Discovering novel inorganic crystalline materials is a key driver of technological advancement, yet creating realistic and diverse structures remains a significant challenge for generative models. These models must not only learn the complex distribution of atomic arrangements but also the geometric symmetries of 3D space. In this thesis, we present a machine-learning model which is able to generate inorganic crystalline material structures unconditionally, but also with a select set of provided conditions. The core of our approach is a composite architecture that generates the material’s components through three interacting submodules for the lattice, atom types, and fractional coordinates. For each submodule we carefully implemented their respective invariance and equivariance constraints into the architecture. For training, we employ Flow Matching (FM), a generative modeling framework closely related to diffusion and score-matching models.

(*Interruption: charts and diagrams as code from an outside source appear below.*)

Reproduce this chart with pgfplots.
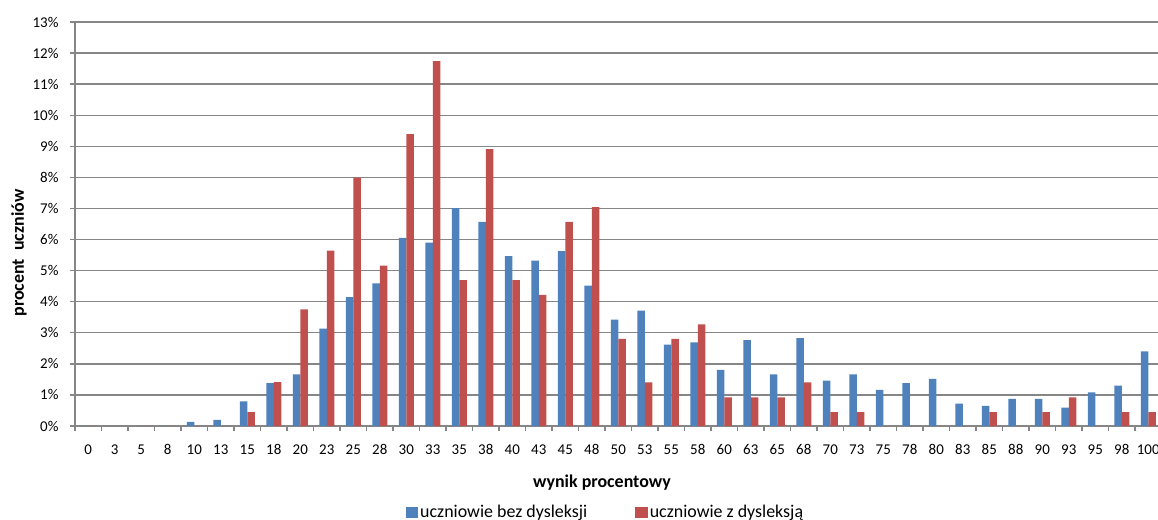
\documentclass[border=0pt]{standalone}
\usepackage{fontspec}
\setmainfont{Carlito}
\usepackage{pgfplots}
\pgfplotsset{compat=1.18}
\usepackage{pgfplotstable}

\definecolor{barblue}{HTML}{4F81BD}
\definecolor{barred}{HTML}{C0504D}
\definecolor{axgray}{HTML}{868686}

% idx = category position, wynik = label, bez / z = percent of students
\pgfplotstableread{
idx wynik bez z
0   0   0    0
1   3   0    0
2   5   0    0
3   8   0    0
4   10  0.13 0
5   13  0.20 0
6   15  0.79 0.45
7   18  1.38 1.41
8   20  1.66 3.75
9   23  3.13 5.64
10  25  4.15 7.99
11  28  4.59 5.16
12  30  6.05 9.39
13  33  5.90 11.74
14  35  7.01 4.69
15  38  6.57 8.91
16  40  5.47 4.69
17  43  5.32 4.22
18  45  5.63 6.57
19  48  4.52 7.04
20  50  3.42 2.80
21  53  3.71 1.40
22  55  2.62 2.80
23  58  2.69 3.27
24  60  1.81 0.92
25  63  2.76 0.92
26  65  1.66 0.92
27  68  2.83 1.40
28  70  1.46 0.45
29  73  1.66 0.45
30  75  1.16 0
31  78  1.38 0
32  80  1.52 0
33  83  0.72 0
34  85  0.65 0.45
35  88  0.87 0
36  90  0.87 0.45
37  93  0.59 0.92
38  95  1.08 0
39  98  1.30 0.45
40  100 2.40 0.45
}\wyniki

\begin{document}
\begin{tikzpicture}
  \clip (-75bp,-94bp) rectangle (1083bp,426bp);
  \begin{axis}[
    at={(0,0)}, anchor=south west,
    x=26.5bp, y=31.077bp,
    xmin=-0.5, xmax=40.5, ymin=0, ymax=13,
    ybar=0pt, bar width=7.5bp,
    axis lines*=left,
    axis line style={axgray, line width=1.4bp},
    xtick={0,...,40},
    xticklabels={0,3,5,8,10,13,15,18,20,23,25,28,30,33,35,38,40,43,45,48,50,53,55,58,60,63,65,68,70,73,75,78,80,83,85,88,90,93,95,98,100},
    major x tick style={draw=none},
    minor xtick={-0.5,0.5,...,40.5},
    minor x tick style={axgray, line width=1.4bp},
    minor tick length=5bp,
    ytick={0,...,13},
    yticklabel={\pgfmathprintnumber{\tick}\%},
    major y tick style={axgray, line width=1.4bp},
    major tick length=5bp,
    tick align=outside,
    ymajorgrids,
    major grid style={axgray, line width=1.4bp},
    /pgf/number format/assume math mode=true,
    tick label style={font=\fontsize{15}{17}\selectfont, black},
    xticklabel style={yshift=-10bp},
    yticklabel style={xshift=-8bp},
    xlabel={\textbf{wynik procentowy}},
    xlabel style={at={(axis description cs:0.485,-0.141)}, anchor=center, font=\fontsize{18}{20}\selectfont},
    ylabel={\textbf{procent\ \ uczniów}},
    ylabel style={at={(axis description cs:-0.0515,0.428)}, anchor=center, font=\fontsize{18}{20}\selectfont},
    legend columns=2,
    legend style={at={(axis description cs:0.4882,-0.213)}, anchor=center, draw=none,
      font=\fontsize{18}{20}\selectfont,
      /tikz/every even column/.append style={column sep=46bp}},
    legend image code/.code={\fill[#1] (0bp,-5.5bp) rectangle (12.5bp,5.5bp);},
  ]
    \addplot[fill=barblue, draw=none] table[x=idx, y=bez] {\wyniki};
    \addplot[fill=barred, draw=none] table[x=idx, y=z] {\wyniki};
    \legend{uczniowie bez dysleksji, uczniowie z dysleksją}
  \end{axis}
\end{tikzpicture}
\end{document}
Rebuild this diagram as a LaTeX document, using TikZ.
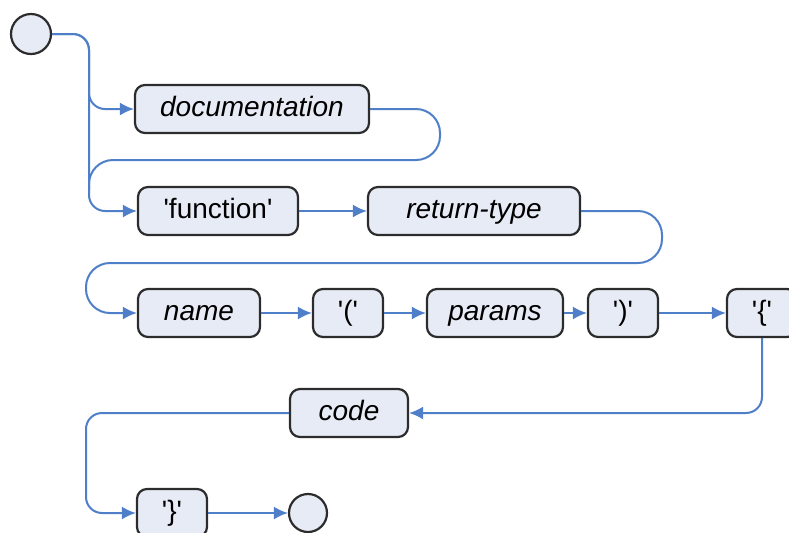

We use FM to learn the continuous parameters of the lattice matrix and the fractional coordinates, the latter is defined on a flat torus manifold to correctly handle periodicity. In parallel, the discrete atomic elements are learned via a Discrete Denoising Diffusion Probabilistic Model (D3PM). Lastly, we validate our model via experiments that show strong overall performance. It achieves a 27% stable, uniqueness and novelty rate (S.U.N) for unconditional generation, meaning that the model can indeed generate new materials.